A growing number of analysts are warning users not to expect delivery of Windows 2000 before the middle of next year.

That's at least six months after the delivery date pinpointed last week by Ed Muth, Microsoft Corp.'s group product manager for Windows NT. And the delivery date Muth targeted in his statement -- which came on the heels of a confirmed one-month delay in the release of the third beta of the updated operating system -- is later than what Microsoft had predicted. In a statement last year, it pegged mid-1999 for the final release of Windows 2000.

Aside from any Microsoft

issues, the major culprit behind analysts' prediction of a delay is the year 2000 problem and related system freezes that are expected to go into effect in the second and third quarters at many user companies.

"Based on Microsoft's history and the events coming up this year, like Y2K, I don't see them coming out with Windows 2000 this year," said Rob Enderle, a vice president at Giga Information Group Inc. in Cambridge, Massachusetts. "Windows 95 and 98 were both midyear releases. I don't see a difference in the timing of Windows 2000, and there's a lot more going on this year than ever before -- Microsoft's developers may have to deal with emergency Y2K situations. And don't forget that this is the most complex product they've ever come out with."

Michael Silver, an analyst at Gartner Group Inc., said he too isn't expecting a release until well into the first half of 2000. And he's telling clients not to deploy the operating system until the first service pack is released, so that may push any deployment possibilities back another six months. The reason may be that many users say they have no intention of buying Windows 2000 until they have gotten through the year 2000.

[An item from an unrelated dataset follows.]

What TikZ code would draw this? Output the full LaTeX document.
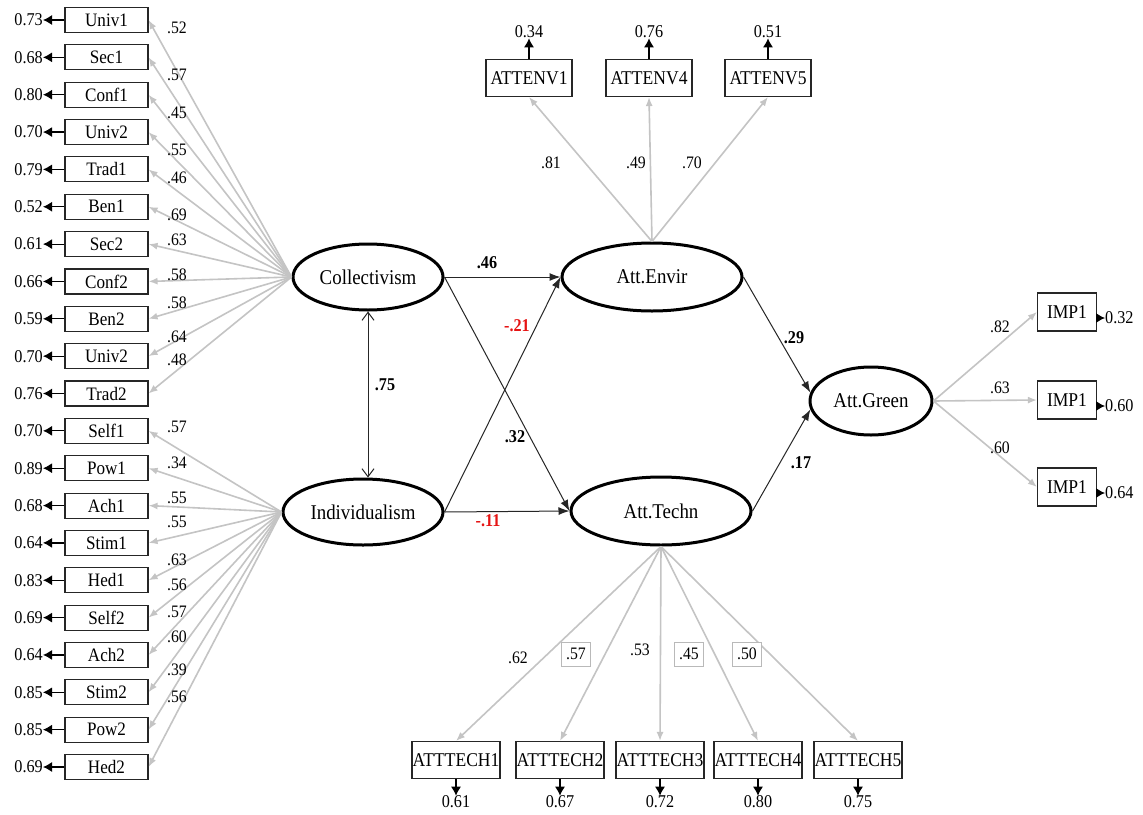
\documentclass[tikz,border=0pt]{standalone}
\usepackage{fontspec}
\setmainfont[FakeStretch=0.9]{Liberation Serif}
\usetikzlibrary{shapes.geometric,arrows.meta}
\definecolor{lgray}{RGB}{196,196,196}
\definecolor{bgray}{RGB}{185,185,185}
\definecolor{sred}{RGB}{230,20,20}
\tikzset{
  ind/.style={draw=black!85,line width=1.1pt,rectangle,inner sep=0pt,minimum width=83pt,minimum height=25pt,font=\fontsize{19}{19}\selectfont},
  indb/.style={draw=black!85,line width=1.1pt,rectangle,inner sep=0pt,minimum width=86pt,minimum height=37pt,font=\fontsize{19.5}{19.5}\selectfont},
  impb/.style={draw=black!85,line width=1.1pt,rectangle,inner sep=0pt,minimum width=59pt,minimum height=38pt,font=\fontsize{19.5}{19.5}\selectfont},
  lat/.style={draw,ellipse,line width=3pt,inner sep=0pt,font=\fontsize{21}{21}\selectfont},
  errl/.style={inner sep=0pt,font=\fontsize{18}{18}\selectfont},
  lab/.style={inner sep=0pt,font=\fontsize{17.5}{17.5}\selectfont},
  blab/.style={inner sep=0pt,font=\fontsize{18}{18}\selectfont\bfseries},
  boxlab/.style={draw=bgray,line width=0.8pt,fill=white,inner sep=0pt,minimum width=29pt,minimum height=24pt,font=\fontsize{17.5}{17.5}\selectfont},
  load/.style={draw=lgray,line width=1.6pt,-{Latex[length=9pt,width=7pt]}},
  errarrow/.style={draw=black,line width=1.2pt,-{Latex[length=9pt,width=10pt]}},
  pathar/.style={draw=black!85,line width=1pt,-{Latex[length=11pt,width=8pt]}},
}
\begin{document}
\begin{tikzpicture}[x=1pt,y=-1pt]
\useasboundingbox[fill=white] (0,0) rectangle (1143,814);
% latent variables
\node[lat,minimum width=150pt,minimum height=66pt] (coll) at (368,277) {Collectivism};
\node[lat,minimum width=160pt,minimum height=66pt] (indiv) at (363,512) {Individualism};
\node[lat,minimum width=180pt,minimum height=68pt] (envir) at (652,277) {Att.Envir};
\node[lat,minimum width=180pt,minimum height=68pt] (techn) at (661,511) {Att.Techn};
\node[lat,minimum width=122pt,minimum height=68pt] (green) at (871,401) {Att.Green};
% left indicators of Collectivism
\foreach \t/\e/\l/\ly [count=\i from 0] in {Univ1/0.73/.52/28,Sec1/0.68/.57/75,Conf1/0.80/.45/113,Univ2/0.70/.55/150,Trad1/0.79/.46/178,Ben1/0.52/.69/215,Sec2/0.61/.63/240,Conf2/0.66/.58/275,Ben2/0.59/.58/303,Univ2/0.70/.64/337,Trad2/0.76/.48/360}{
  \node[ind] (c\i) at (106.5,{20+37.35*\i}) {\t};
  \node[errl,anchor=east] (ce\i) at (43,{20+37.35*\i}) {\e};
  \draw[errarrow] (c\i.west) -- (ce\i.east);
  \draw[load] (coll.west) -- (c\i.east);
  \node[lab] (cl\i) at (177,\ly) {\l};
}
% left indicators of Individualism
\foreach \t/\e/\l/\ly [count=\i from 11] in {Self1/0.70/.57/427,Pow1/0.89/.34/463,Ach1/0.68/.55/498,Stim1/0.64/.55/522,Hed1/0.83/.63/560,Self2/0.69/.56/585,Ach2/0.64/.57/612,Stim2/0.85/.60/637,Pow2/0.85/.39/670,Hed2/0.69/.56/697}{
  \node[ind] (c\i) at (106.5,{20+37.35*\i}) {\t};
  \node[errl,anchor=east] (ce\i) at (43,{20+37.35*\i}) {\e};
  \draw[errarrow] (c\i.west) -- (ce\i.east);
  \draw[load] (indiv.west) -- (c\i.east);
  \node[lab] (cl\i) at (177,\ly) {\l};
}
% Att.Envir indicators
\foreach \t/\x/\e/\l/\lx [count=\i] in {ATTENV1/529/0.34/.81/551,ATTENV4/649/0.76/.49/636,ATTENV5/768/0.51/.70/692}{
  \node[indb] (v\i) at (\x,78) {\t};
  \node[errl] (ve\i) at (\x,32) {\e};
  \draw[errarrow] (v\i.north) -- (ve\i.south);
  \draw[load] (envir.north) -- (v\i.south);
  \node[lab] (vl\i) at (\lx,163) {\l};
}
% Att.Techn indicators
\foreach \t/\x/\e [count=\i] in {ATTTECH1/456/0.61,ATTTECH2/560/0.67,ATTTECH3/660/0.72,ATTTECH4/758/0.80,ATTTECH5/858/0.75}{
  \node[indb,minimum width=88pt] (t\i) at (\x,760) {\t};
  \node[errl] (te\i) at (\x,802) {\e};
  \draw[errarrow] (t\i.south) -- (te\i.north);
  \draw[load] (techn.south) -- (t\i.north);
}
\node[lab] (tl1) at (518,658) {.62};
\node[boxlab] (tl2) at (576,654) {.57};
\node[lab] (tl3) at (640,650) {.53};
\node[boxlab] (tl4) at (689,654) {.45};
\node[boxlab] (tl5) at (747,654) {.50};
% Att.Green indicators
\foreach \y/\e/\l/\ly [count=\i] in {312/0.32/.82/327,400/0.60/.63/388,487/0.64/.60/448}{
  \node[impb] (m\i) at (1067,\y) {IMP1};
  \node[errl,anchor=west] (me\i) at (1105,{\y+6}) {\e};
  \draw[errarrow] (m\i.east |- me\i.west) -- (me\i.west);
  \draw[load] (green.east) -- (m\i.west);
  \node[lab] (ml\i) at (1000,\ly) {\l};
}
% structural paths
\draw[pathar] (coll.east) -- (envir.west);
\draw[pathar] (coll.east) -- (techn.west);
\draw[pathar] (indiv.east) -- (envir.west);
\draw[pathar] (indiv.east) -- (techn.west);
\draw[pathar] (envir.east) -- (green.172);
\draw[pathar] (techn.east) -- (green.188);
\draw[draw=black!85,line width=1pt,{Straight Barb[length=8pt,width=12pt]}-{Straight Barb[length=8pt,width=12pt]}] (coll.south) -- (coll.south |- indiv.north);
\node[blab] (p1) at (487,263) {.46};
\node[blab,text=sred] (p2) at (517,326) {-.21};
\node[blab] (p3) at (515,437) {.32};
\node[blab,text=sred] (p4) at (488,521) {-.11};
\node[blab] (p5) at (385,385) {.75};
\node[blab] (p6) at (794,338) {.29};
\node[blab] (p7) at (801,463) {.17};
\end{tikzpicture}
\end{document}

"Is it going to have an impact on us? None whatsoever," said Jeff Miller, senior enterprise network engineer at the Chicago Mercantile Exchange. "We've already locked our doors because of Y2K. I'm not bringing anything that big in here until we get through that."

"This is a highly complex system," said Mike Riley, director of Internet application development at R. R. Donnelley & Sons Co. in Downers Grove, Illinois. "We can't bring this in unless we're completely ready, and I've got to see what Y2K brings us."

And while Microsoft says NT 4.0 is a good option for users who need NT but are waiting for Windows 2000 (previously called NT 5.0), industry watchers said locked corporate doors may bar sales of that as well.

And there are other ripple effects, Enderle said. Microsoft could face "a fairly significant problem in terms of revenue" next year. "Our customers, which are Fortune 1,000 and Fortune 500, are not going to move to Office 2000 until they get Windows 2000. The same will probably go for the BackOffice suite, too ... I have a hard time seeing Microsoft having anywhere near the growth they've had in the last few years," he said.

Microsoft last week reported net income of $1.98 billion for the quarter ended Dec. 31, a 74 percent increase over the same quarter in 1997. Revenue for the quarter totaled $4.94 billion, a 38 percent increase from a year earlier.

Windows NT sales last year rose to 1.56 million licenses, up from 1.22 million in 1997, according to International Data Corp.